Basically, I wrote a small daemon that uses libpcap to watch for incoming ARP requests. If it sees one for my second IP, it answers automatically with my own Linode MAC address.

From there, I get packets for both IP addresses on my Linode, but IP forwarding in the Linux kernel sends (another) ARP request down my tap0 tunnel to my home machine (which is actually really configured with my second address) which answers with its MAC address. The Linode then forwards the traffic right along.

One little snag is that this is all a little confusing to the kernel and it's sending out ICMP redirects to anyone who contacts the second address, because it thinks there's a shorter route through the Linode gateway (when there really isn't).
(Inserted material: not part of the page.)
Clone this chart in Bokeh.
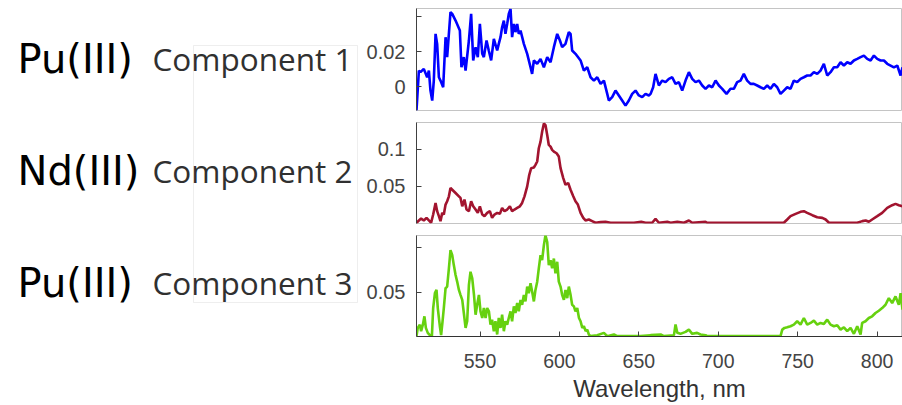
from bokeh.plotting import figure
from bokeh.layouts import row, column
from bokeh.models import Range1d, Label, BoxAnnotation, FixedTicker
from bokeh.embed import file_html
from bokeh.resources import INLINE

# ---------------- data ----------------
wl1 = [510.0, 511.5, 512.5, 514.6, 516.7, 517.8, 518.8, 519.9, 520.9, 522.0, 523.0, 524.1, 525.1, 526.8,
       528.3, 529.3, 531.4, 532.5, 534.6, 537.3, 538.3, 539.8, 540.9, 543.0, 544.4, 545.7, 547.2, 548.6,
       549.9, 551.4, 552.4, 554.1, 555.5, 557.0, 558.7, 560.8, 561.8, 562.9, 563.9, 565.0, 566.0, 567.1,
       568.1, 569.2, 570.2, 571.3, 572.3, 573.4, 574.4, 575.5, 577.6, 579.7, 581.8, 582.8, 583.9, 586.0,
       588.1, 590.2, 592.3, 594.4, 596.5, 598.6, 600.3, 601.7, 603.8, 605.9, 607.0, 608.0, 610.1, 613.3,
       615.4, 617.5, 619.6, 621.7, 623.8, 625.9, 628.0, 630.1, 631.1, 633.2, 635.3, 637.4, 639.5, 641.6,
       643.7, 645.8, 647.9, 650.0, 652.1, 654.2, 656.3, 657.4, 659.0, 660.5, 662.6, 664.7, 666.8, 668.9,
       671.0, 673.1, 675.2, 677.3, 679.4, 681.5, 683.6, 685.7, 687.8, 689.9, 692.0, 694.1, 696.2, 698.3,
       700.4, 702.5, 705.2, 707.7, 709.8, 711.9, 714.0, 716.1, 718.2, 720.3, 722.4, 724.5, 726.6, 728.7,
       730.8, 732.9, 735.0, 737.1, 739.2, 741.3, 743.4, 745.5, 747.6, 749.7, 751.8, 753.9, 756.0, 758.1,
       760.2, 762.3, 764.4, 766.5, 768.6, 770.7, 772.8, 774.9, 777.0, 779.1, 781.2, 783.3, 785.4, 787.5,
       789.6, 791.7, 793.8, 795.9, 798.0, 800.1, 802.2, 804.3, 806.4, 808.5, 810.6, 812.7, 814.8, 816.0]
comp1 = [-0.0137, 0.0091, 0.0082, 0.0101, 0.0053, 0.0091, -0.0023, -0.0080, 0.0034, 0.0301, 0.0244, 0.0053, 0.0034, -0.0004,
         0.0282, 0.0168, 0.0425, 0.0415, 0.0377, 0.0320, 0.0110, 0.0168, 0.0091, 0.0263, 0.0415, 0.0149, 0.0225, 0.0168,
         0.0358, 0.0187, 0.0168, 0.0263, 0.0206, 0.0149, 0.0272, 0.0206, 0.0244, 0.0282, 0.0339, 0.0377, 0.0301, 0.0358,
         0.0415, 0.0444, 0.0282, 0.0358, 0.0311, 0.0358, 0.0301, 0.0320, 0.0244, 0.0187, 0.0110, 0.0072, 0.0149, 0.0130,
         0.0158, 0.0110, 0.0168, 0.0139, 0.0225, 0.0301, 0.0263, 0.0225, 0.0244, 0.0311, 0.0301, 0.0206, 0.0187, 0.0149,
         0.0091, 0.0110, 0.0053, 0.0034, 0.0053, 0.0015, 0.0034, -0.0042, -0.0080, -0.0061, -0.0023, -0.0051, -0.0080, -0.0109,
         -0.0080, -0.0042, -0.0023, -0.0051, -0.0061, -0.0042, -0.0051, -0.0042, -0.0004, 0.0072, 0.0006, 0.0034, 0.0025, 0.0044,
         0.0053, 0.0015, 0.0025, -0.0023, 0.0034, 0.0082, 0.0044, 0.0025, 0.0034, 0.0006, -0.0013, 0.0006, -0.0004, 0.0034,
         0.0006, -0.0013, -0.0042, -0.0013, -0.0013, 0.0025, 0.0034, 0.0072, 0.0034, 0.0015, 0.0015, 0.0006, -0.0004, -0.0013,
         0.0006, -0.0013, 0.0015, -0.0004, -0.0042, -0.0023, -0.0004, -0.0013, 0.0034, 0.0025, 0.0044, 0.0053, 0.0063, 0.0063,
         0.0082, 0.0072, 0.0091, 0.0130, 0.0063, 0.0082, 0.0110, 0.0110, 0.0139, 0.0120, 0.0139, 0.0130, 0.0149, 0.0158,
         0.0168, 0.0177, 0.0158, 0.0149, 0.0177, 0.0158, 0.0149, 0.0149, 0.0130, 0.0120, 0.0110, 0.0120, 0.0063, 0.0110]

wl2 = [510.0, 511.5, 512.9, 514.6, 516.3, 517.8, 519.2, 520.5, 522.0, 523.0, 524.1, 525.1, 526.2, 527.2, 528.3,
       529.3, 530.4, 531.4, 532.5, 534.6, 536.7, 537.7, 538.8, 540.2, 541.5, 543.0, 544.4, 545.7, 547.2, 548.6,
       549.9, 551.4, 552.8, 554.5, 556.2, 557.6, 559.1, 560.8, 562.5, 563.9, 565.4, 567.1, 568.8, 570.2, 571.7,
       573.4, 575.1, 576.5, 578.0, 579.7, 581.0, 582.2, 583.9, 584.9, 586.0, 587.0, 588.1, 589.1, 590.2, 591.2,
       592.3, 593.3, 594.4, 595.4, 596.5, 598.2, 599.6, 600.7, 602.4, 603.8, 605.5, 607.0, 608.7, 610.1, 611.6,
       613.3, 615.0, 616.4, 618.5, 620.6, 622.7, 625.9, 629.0, 632.2, 646.9, 651.5, 654.2, 658.4, 660.5, 662.6,
       667.9, 670.0, 674.2, 678.4, 681.5, 683.6, 692.0, 693.0, 741.3, 743.4, 745.5, 748.7, 751.8, 753.9, 756.0,
       759.2, 762.3, 765.5, 767.6, 769.7, 787.5, 790.7, 792.8, 794.8, 796.9, 800.1, 803.2, 806.4, 809.5, 811.6,
       813.7, 816.0]
comp2 = [0.0010, 0.0041, 0.0067, 0.0041, 0.0076, 0.0041, 0.0010, 0.0121, 0.0277, 0.0166, 0.0099, 0.0032, 0.0143, 0.0121, 0.0255,
         0.0299, 0.0366, 0.0478, 0.0455, 0.0411, 0.0366, 0.0344, 0.0232, 0.0322, 0.0188, 0.0166, 0.0299, 0.0232, 0.0188, 0.0143,
         0.0232, 0.0121, 0.0099, 0.0143, 0.0166, 0.0076, 0.0121, 0.0143, 0.0130, 0.0210, 0.0166, 0.0188, 0.0232, 0.0166, 0.0188,
         0.0210, 0.0232, 0.0277, 0.0366, 0.0500, 0.0656, 0.0745, 0.0754, 0.0790, 0.0835, 0.1013, 0.1102, 0.1236, 0.1347, 0.1325,
         0.1191, 0.1058, 0.1035, 0.0991, 0.0968, 0.0946, 0.0901, 0.0745, 0.0612, 0.0522, 0.0545, 0.0455, 0.0366, 0.0299, 0.0255,
         0.0143, 0.0076, 0.0041, 0.0054, 0.0032, 0.0010, 0.0018, 0.0023, 0.0010, 0.0010, 0.0023, 0.0010, 0.0010, 0.0063, 0.0010,
         0.0023, 0.0010, 0.0023, 0.0010, 0.0041, 0.0010, 0.0023, 0.0010, 0.0010, 0.0054, 0.0099, 0.0130, 0.0157, 0.0166, 0.0143,
         0.0112, 0.0085, 0.0076, 0.0054, 0.0010, 0.0010, 0.0032, 0.0041, 0.0023, 0.0054, 0.0099, 0.0143, 0.0210, 0.0246, 0.0264,
         0.0246, 0.0232]

wl3 = [510.0, 510.8, 512.1, 512.9, 514.0, 515.0, 515.9, 517.1, 518.4, 519.7, 520.5, 521.6, 522.6, 523.4, 524.7,
       525.5, 526.4, 527.2, 528.3, 529.3, 530.4, 531.4, 532.5, 533.5, 534.6, 535.6, 536.7, 537.7, 538.8, 539.8,
       540.9, 541.9, 543.0, 544.0, 545.1, 546.2, 547.2, 548.2, 549.3, 550.3, 551.4, 552.4, 553.5, 554.5, 555.6,
       556.6, 557.6, 558.7, 559.7, 560.8, 561.8, 562.9, 563.9, 565.0, 566.0, 567.1, 568.1, 569.2, 570.2, 571.3,
       572.3, 573.4, 574.4, 575.5, 576.5, 577.6, 578.6, 579.7, 580.7, 581.8, 582.8, 583.9, 584.9, 586.0, 587.0,
       588.1, 589.1, 590.2, 591.2, 592.3, 593.3, 594.4, 595.4, 596.5, 597.5, 598.6, 599.6, 600.7, 601.7, 602.8,
       603.8, 604.9, 605.9, 607.0, 608.0, 609.1, 610.1, 611.2, 612.3, 613.3, 614.4, 615.4, 616.5, 617.5, 618.5,
       619.6, 623.8, 628.0, 630.1, 634.3, 636.4, 651.1, 657.4, 663.7, 665.8, 672.1, 673.1, 674.2, 676.2, 679.4,
       681.5, 683.6, 686.7, 688.8, 692.0, 693.0, 739.2, 740.3, 741.7, 743.4, 745.5, 747.6, 749.7, 751.8, 753.9,
       756.0, 758.1, 760.2, 762.3, 764.4, 766.5, 768.6, 770.7, 772.8, 774.9, 777.0, 779.1, 781.2, 783.3, 785.4,
       787.5, 789.6, 790.6, 792.7, 794.8, 796.9, 799.0, 801.1, 803.2, 805.3, 807.4, 809.5, 811.6, 813.7, 814.8,
       816.0]
comp3 = [0.0004, 0.0097, 0.0134, 0.0060, 0.0134, 0.0228, 0.0097, 0.0041, 0.0015, 0.0004, 0.0321, 0.0489, 0.0526, 0.0321, 0.0116,
         0.0015, 0.0172, 0.0321, 0.0545, 0.0563, 0.0769, 0.0974, 0.0918, 0.0806, 0.0694, 0.0620, 0.0526, 0.0470, 0.0414, 0.0265,
         0.0097, 0.0172, 0.0582, 0.0731, 0.0657, 0.0470, 0.0246, 0.0358, 0.0470, 0.0284, 0.0209, 0.0321, 0.0209, 0.0321, 0.0284,
         0.0134, 0.0190, 0.0060, 0.0172, 0.0023, 0.0209, 0.0097, 0.0246, 0.0060, 0.0172, 0.0134, 0.0209, 0.0284, 0.0172, 0.0340,
         0.0265, 0.0377, 0.0284, 0.0414, 0.0358, 0.0470, 0.0396, 0.0563, 0.0489, 0.0601, 0.0507, 0.0396, 0.0526, 0.0619, 0.0769,
         0.0918, 0.0862, 0.1030, 0.1142, 0.1067, 0.0806, 0.0862, 0.0769, 0.0880, 0.0713, 0.0843, 0.0619, 0.0563, 0.0470, 0.0414,
         0.0526, 0.0433, 0.0563, 0.0470, 0.0358, 0.0340, 0.0284, 0.0321, 0.0209, 0.0172, 0.0097, 0.0116, 0.0060, 0.0078, 0.0023,
         0.0004, 0.0015, 0.0041, 0.0004, 0.0023, 0.0004, 0.0004, 0.0015, 0.0023, 0.0004, 0.0015, 0.0135, 0.0041, 0.0030, 0.0052,
         0.0078, 0.0030, 0.0041, 0.0023, 0.0015, 0.0004, 0.0004, 0.0078, 0.0097, 0.0104, 0.0116, 0.0134, 0.0172, 0.0134, 0.0209,
         0.0134, 0.0153, 0.0179, 0.0134, 0.0153, 0.0142, 0.0190, 0.0134, 0.0116, 0.0127, 0.0078, 0.0104, 0.0060, 0.0097, 0.0030,
         0.0116, 0.0023, 0.0153, 0.0172, 0.0209, 0.0228, 0.0265, 0.0291, 0.0321, 0.0358, 0.0433, 0.0377, 0.0452, 0.0358, 0.0489,
         0.0303]

species = ["Pu(III)", "Nd(III)", "Pu(III)"]
components = ["Component 1", "Component 2", "Component 3"]
x_ticks = [550, 600, 650, 700, 750, 800]
x_label = "Wavelength, nm"

# ---------------- styling ----------------
X_START, X_END = 510, 816
AXIS_COL = "#404040"
FRAME_COL = "#c4c4c4"
LABEL_FONT = "Liberation Sans"

# left panel with labels
left = figure(width=360, height=405, x_range=Range1d(0, 360), y_range=Range1d(405, 0),
              output_backend="svg", toolbar_location=None,
              x_axis_location=None, y_axis_location=None,
              min_border=0, outline_line_color=None)
left.grid.visible = False
left.add_layout(BoxAnnotation(left=193, right=357, top=45, bottom=302,
                              fill_alpha=0, line_color="#c8c8c8", line_width=1))
rows_y = [58, 170, 282]
for sp, comp, yb in zip(species, components, rows_y):
    left.add_layout(Label(x=17, y=yb, text=sp, text_font="DejaVu Sans", text_font_size="40px",
                          text_color="#000000", text_baseline="alphabetic"))
    left.add_layout(Label(x=152, y=yb, text=comp, text_font="Open Sans", text_font_size="31.5px",
                          text_color="#303030", text_baseline="alphabetic"))


def panel(height, top, bottom, xs, ys, color, yr, ticks, overrides, show_x):
    p = figure(width=542, height=height, x_range=Range1d(X_START, X_END), y_range=Range1d(*yr),
               output_backend="svg", toolbar_location=None,
               min_border_left=56, min_border_right=0, min_border_top=top, min_border_bottom=bottom,
               x_axis_location="below" if show_x else None)
    p.outline_line_color = FRAME_COL
    p.outline_line_width = 1
    p.grid.visible = False
    p.line(xs, ys, line_color=color, line_width=2.6)
    ya = p.yaxis[0]
    ya.ticker = FixedTicker(ticks=ticks)
    ya.major_label_overrides = overrides
    ya.minor_tick_line_color = None
    ya.major_tick_in = 5
    ya.major_tick_out = 0
    ya.major_tick_line_color = AXIS_COL
    ya.axis_line_color = AXIS_COL
    ya.major_label_text_font = LABEL_FONT
    ya.major_label_text_font_size = "20px"
    ya.major_label_text_color = "#444444"
    ya.major_label_standoff = 11
    if show_x:
        xa = p.xaxis[0]
        xa.ticker = FixedTicker(ticks=x_ticks)
        xa.minor_tick_line_color = None
        xa.major_tick_in = 5
        xa.major_tick_out = 0
        xa.major_tick_line_color = AXIS_COL
        xa.axis_line_color = "#333333"
        xa.major_label_text_font = LABEL_FONT
        xa.major_label_text_font_size = "19.5px"
        xa.major_label_text_color = "#444444"
        xa.major_label_standoff = 17
        xa.axis_label = x_label
        xa.axis_label_text_font = LABEL_FONT
        xa.axis_label_text_font_size = "24px"
        xa.axis_label_text_font_style = "normal"
        xa.axis_label_text_color = "#333333"
        xa.axis_label_standoff = 4
    return p


p1 = panel(116, 8, 6, wl1, comp1, "#0000ff", (-0.0137, 0.0446), [0, 0.02, 0.04],
           {0: "0", 0.02: "0.02", 0.04: ""}, False)
p2 = panel(113, 6, 6, wl2, comp2, "#a2142f", (0.0, 0.136), [0.05, 0.1],
           {0.05: "0.05", 0.1: "0.1"}, False)
p3 = panel(176, 6, 69, wl3, comp3, "#66d10f", (0.0, 0.114), [0.05, 0.1],
           {0.05: "0.05", 0.1: ""}, True)

layout = row(left, column(p1, p2, p3, spacing=0), spacing=0)
open("out.html", "w").write(file_html(layout, INLINE))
I'm going to hunt through /proc to see if I can turn that off….and if not, I'll just firewall it out. (update: this is easily disabled via /proc/sys/net/ipv4/conf/br0/send_redirects)

Anyway, if anyone wants the code for my little daemon gizmo, just let me know.

Ophidian14,

I am trying to set up a bridged OpenVPN server on my VM. The only difference between my configuration and yours seems to be that I'm bridging eth0:0 and not eth0. However, when I bring up the br0 interface, my Linode loses connectivity after a short while, which might (or might not) be related to the MAC address filtering happening at Linode's side.

Would you be able to share your ARP daemon?